**WRITTEN INSTRUCTION**
All the data below goes into the copy word for word, but the pictures don't.

**DATA LINES**
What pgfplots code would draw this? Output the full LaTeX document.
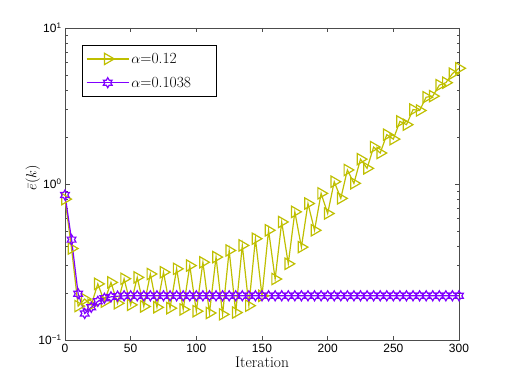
\documentclass[border=0pt]{standalone}
\usepackage{fontspec}
\usepackage{pgfplots}
\pgfplotsset{compat=1.18}
\usetikzlibrary{calc}
\newfontfamily\arial{Liberation Sans}
\definecolor{myyellow}{RGB}{191,191,0}
\definecolor{mypurple}{RGB}{128,0,255}

% six-pointed star outline, like MATLAB's hexagram
\pgfdeclareplotmark{hexagram}{%
  \pgfpathmoveto{\pgfqpointpolar{90}{\pgfplotmarksize}}%
  \pgfpathlineto{\pgfqpointpolar{120}{0.577\pgfplotmarksize}}%
  \pgfpathlineto{\pgfqpointpolar{150}{\pgfplotmarksize}}%
  \pgfpathlineto{\pgfqpointpolar{180}{0.577\pgfplotmarksize}}%
  \pgfpathlineto{\pgfqpointpolar{210}{\pgfplotmarksize}}%
  \pgfpathlineto{\pgfqpointpolar{240}{0.577\pgfplotmarksize}}%
  \pgfpathlineto{\pgfqpointpolar{270}{\pgfplotmarksize}}%
  \pgfpathlineto{\pgfqpointpolar{300}{0.577\pgfplotmarksize}}%
  \pgfpathlineto{\pgfqpointpolar{330}{\pgfplotmarksize}}%
  \pgfpathlineto{\pgfqpointpolar{0}{0.577\pgfplotmarksize}}%
  \pgfpathlineto{\pgfqpointpolar{30}{\pgfplotmarksize}}%
  \pgfpathlineto{\pgfqpointpolar{60}{0.577\pgfplotmarksize}}%
  \pgfpathclose
  \pgfusepathqstroke}

\begin{document}
\begin{tikzpicture}
\begin{axis}[
    scale only axis,
    width=394pt, height=312pt,
    ymode=log,
    xmin=0, xmax=300,
    ymin=0.1, ymax=10,
    xtick={0,50,...,300},
    ytick={0.1,1,10},
    yticklabels={10\textsuperscript{−1},10\textsuperscript{0},10\textsuperscript{1}},
    minor ytick={0.2,0.3,0.4,0.5,0.6,0.7,0.8,0.9,2,3,4,5,6,7,8,9},
    tick align=inside,
    major tick length=4.5pt,
    minor tick length=2.5pt,
    axis line style={black!70, line width=0.6pt},
    every tick/.style={black!70, line width=0.5pt},
    ticklabel style={font=\arial\fontsize{12}{14}\selectfont},
    /pgf/number format/assume math mode=true,
    xticklabel style={yshift=-1pt},
    xlabel={Iteration},
    ylabel={$\bar{e}(k)$},
    label style={font=\fontsize{15.5}{18}\selectfont},
    xlabel style={at={(axis description cs:0.5,-0.089)}, anchor=base},
    ylabel style={at={(axis description cs:-0.082,0.52)}, anchor=center},
    legend style={at={(axis description cs:0.043,0.946)}, anchor=north west,
        draw=black, fill=white,
        font=\fontsize{15.5}{18}\selectfont,
        row sep=8pt, inner xsep=4pt, inner ysep=6pt},
    legend cell align=left,
    legend image code/.code={
        \draw[mark repeat=2, mark phase=2, line width=1.2pt] plot coordinates {(0pt,0pt) (21pt,0pt) (42pt,0pt)};
    },
]
\addplot[color=myyellow, line width=1.2pt, mark=triangle,
    mark size=6.5pt, mark options={rotate=-90, solid}] coordinates {
(0,0.80) (5,0.386) (10,0.165) (15,0.183) (20,0.168) (25,0.229) (30,0.176)
(35,0.234) (40,0.172) (45,0.247) (50,0.168) (55,0.252) (60,0.164) (65,0.265)
(70,0.162) (75,0.272) (80,0.160) (85,0.286) (90,0.157) (95,0.300) (100,0.153)
(105,0.315) (110,0.149) (115,0.340) (120,0.146) (125,0.375) (130,0.150)
(135,0.404) (140,0.166) (145,0.446) (150,0.192) (155,0.505) (160,0.246)
(165,0.571) (170,0.308) (175,0.663) (180,0.394) (185,0.750) (190,0.505)
(195,0.871) (200,0.647) (205,1.035) (210,0.809) (215,1.23) (220,1.01)
(225,1.443) (230,1.26) (235,1.725) (240,1.58) (245,2.07) (250,1.94)
(255,2.52) (260,2.40) (265,3.00) (270,2.96) (275,3.60) (280,3.66)
(285,4.30) (290,4.46) (295,5.10) (300,5.52)
};
\addlegendentry{$\alpha$=0.12}
\addplot[color=mypurple, line width=1.2pt, mark=hexagram,
    mark size=5pt, mark options={solid}] coordinates {
(0,0.85) (5,0.44) (10,0.198) (15,0.148) (20,0.162) (25,0.177) (30,0.185)
(35,0.189) (40,0.191) (45,0.192) (50,0.192) (55,0.192) (60,0.192) (65,0.192)
(70,0.192) (75,0.192) (80,0.192) (85,0.192) (90,0.192) (95,0.192) (100,0.192)
(105,0.192) (110,0.192) (115,0.192) (120,0.192) (125,0.192) (130,0.192)
(135,0.192) (140,0.192) (145,0.192) (150,0.192) (155,0.192) (160,0.192)
(165,0.192) (170,0.192) (175,0.192) (180,0.192) (185,0.192) (190,0.192)
(195,0.192) (200,0.192) (205,0.192) (210,0.192) (215,0.192) (220,0.192)
(225,0.192) (230,0.192) (235,0.192) (240,0.192) (245,0.192) (250,0.192)
(255,0.192) (260,0.192) (265,0.192) (270,0.192) (275,0.192) (280,0.192)
(285,0.192) (290,0.192) (295,0.192) (300,0.192)
};
\addlegendentry{$\alpha$=0.1038\hspace*{19pt}}
\coordinate (sw) at (rel axis cs:0,0);
\coordinate (ne) at (rel axis cs:1,1);
\end{axis}
\pgfresetboundingbox
\path ($(sw)+(-65pt,-42pt)$) rectangle ($(ne)+(48pt,28pt)$);
\end{tikzpicture}
\end{document}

**SOLUTION TO THIS EXERCISE**
What pgfplots code would draw this? Output the full LaTeX document.
\documentclass[border=0pt]{standalone}
\usepackage{fontspec}
\usepackage{pgfplots}
\pgfplotsset{compat=1.18}
\usetikzlibrary{calc}
\newfontfamily\arial{Liberation Sans}
\definecolor{myyellow}{RGB}{191,191,0}
\definecolor{mypurple}{RGB}{128,0,255}

% six-pointed star outline, like MATLAB's hexagram
\pgfdeclareplotmark{hexagram}{%
  \pgfpathmoveto{\pgfqpointpolar{90}{\pgfplotmarksize}}%
  \pgfpathlineto{\pgfqpointpolar{120}{0.577\pgfplotmarksize}}%
  \pgfpathlineto{\pgfqpointpolar{150}{\pgfplotmarksize}}%
  \pgfpathlineto{\pgfqpointpolar{180}{0.577\pgfplotmarksize}}%
  \pgfpathlineto{\pgfqpointpolar{210}{\pgfplotmarksize}}%
  \pgfpathlineto{\pgfqpointpolar{240}{0.577\pgfplotmarksize}}%
  \pgfpathlineto{\pgfqpointpolar{270}{\pgfplotmarksize}}%
  \pgfpathlineto{\pgfqpointpolar{300}{0.577\pgfplotmarksize}}%
  \pgfpathlineto{\pgfqpointpolar{330}{\pgfplotmarksize}}%
  \pgfpathlineto{\pgfqpointpolar{0}{0.577\pgfplotmarksize}}%
  \pgfpathlineto{\pgfqpointpolar{30}{\pgfplotmarksize}}%
  \pgfpathlineto{\pgfqpointpolar{60}{0.577\pgfplotmarksize}}%
  \pgfpathclose
  \pgfusepathqstroke}

\begin{document}
\begin{tikzpicture}
\begin{axis}[
    scale only axis,
    width=394pt, height=312pt,
    ymode=log,
    xmin=0, xmax=300,
    ymin=0.1, ymax=10,
    xtick={0,50,...,300},
    ytick={0.1,1,10},
    yticklabels={10\textsuperscript{−1},10\textsuperscript{0},10\textsuperscript{1}},
    minor ytick={0.2,0.3,0.4,0.5,0.6,0.7,0.8,0.9,2,3,4,5,6,7,8,9},
    tick align=inside,
    major tick length=4.5pt,
    minor tick length=2.5pt,
    axis line style={black!70, line width=0.6pt},
    every tick/.style={black!70, line width=0.5pt},
    ticklabel style={font=\arial\fontsize{12}{14}\selectfont},
    /pgf/number format/assume math mode=true,
    xticklabel style={yshift=-1pt},
    xlabel={Iteration},
    ylabel={$\bar{e}(k)$},
    label style={font=\fontsize{15.5}{18}\selectfont},
    xlabel style={at={(axis description cs:0.5,-0.089)}, anchor=base},
    ylabel style={at={(axis description cs:-0.082,0.52)}, anchor=center},
    legend style={at={(axis description cs:0.043,0.946)}, anchor=north west,
        draw=black, fill=white,
        font=\fontsize{15.5}{18}\selectfont,
        row sep=8pt, inner xsep=4pt, inner ysep=6pt},
    legend cell align=left,
    legend image code/.code={
        \draw[mark repeat=2, mark phase=2, line width=1.2pt] plot coordinates {(0pt,0pt) (21pt,0pt) (42pt,0pt)};
    },
]
\addplot[color=myyellow, line width=1.2pt, mark=triangle,
    mark size=6.5pt, mark options={rotate=-90, solid}] coordinates {
(0,0.80) (5,0.386) (10,0.165) (15,0.183) (20,0.168) (25,0.229) (30,0.176)
(35,0.234) (40,0.172) (45,0.247) (50,0.168) (55,0.252) (60,0.164) (65,0.265)
(70,0.162) (75,0.272) (80,0.160) (85,0.286) (90,0.157) (95,0.300) (100,0.153)
(105,0.315) (110,0.149) (115,0.340) (120,0.146) (125,0.375) (130,0.150)
(135,0.404) (140,0.166) (145,0.446) (150,0.192) (155,0.505) (160,0.246)
(165,0.571) (170,0.308) (175,0.663) (180,0.394) (185,0.750) (190,0.505)
(195,0.871) (200,0.647) (205,1.035) (210,0.809) (215,1.23) (220,1.01)
(225,1.443) (230,1.26) (235,1.725) (240,1.58) (245,2.07) (250,1.94)
(255,2.52) (260,2.40) (265,3.00) (270,2.96) (275,3.60) (280,3.66)
(285,4.30) (290,4.46) (295,5.10) (300,5.52)
};
\addlegendentry{$\alpha$=0.12}
\addplot[color=mypurple, line width=1.2pt, mark=hexagram,
    mark size=5pt, mark options={solid}] coordinates {
(0,0.85) (5,0.44) (10,0.198) (15,0.148) (20,0.162) (25,0.177) (30,0.185)
(35,0.189) (40,0.191) (45,0.192) (50,0.192) (55,0.192) (60,0.192) (65,0.192)
(70,0.192) (75,0.192) (80,0.192) (85,0.192) (90,0.192) (95,0.192) (100,0.192)
(105,0.192) (110,0.192) (115,0.192) (120,0.192) (125,0.192) (130,0.192)
(135,0.192) (140,0.192) (145,0.192) (150,0.192) (155,0.192) (160,0.192)
(165,0.192) (170,0.192) (175,0.192) (180,0.192) (185,0.192) (190,0.192)
(195,0.192) (200,0.192) (205,0.192) (210,0.192) (215,0.192) (220,0.192)
(225,0.192) (230,0.192) (235,0.192) (240,0.192) (245,0.192) (250,0.192)
(255,0.192) (260,0.192) (265,0.192) (270,0.192) (275,0.192) (280,0.192)
(285,0.192) (290,0.192) (295,0.192) (300,0.192)
};
\addlegendentry{$\alpha$=0.1038\hspace*{19pt}}
\coordinate (sw) at (rel axis cs:0,0);
\coordinate (ne) at (rel axis cs:1,1);
\end{axis}
\pgfresetboundingbox
\path ($(sw)+(-65pt,-42pt)$) rectangle ($(ne)+(48pt,28pt)$);
\end{tikzpicture}
\end{document}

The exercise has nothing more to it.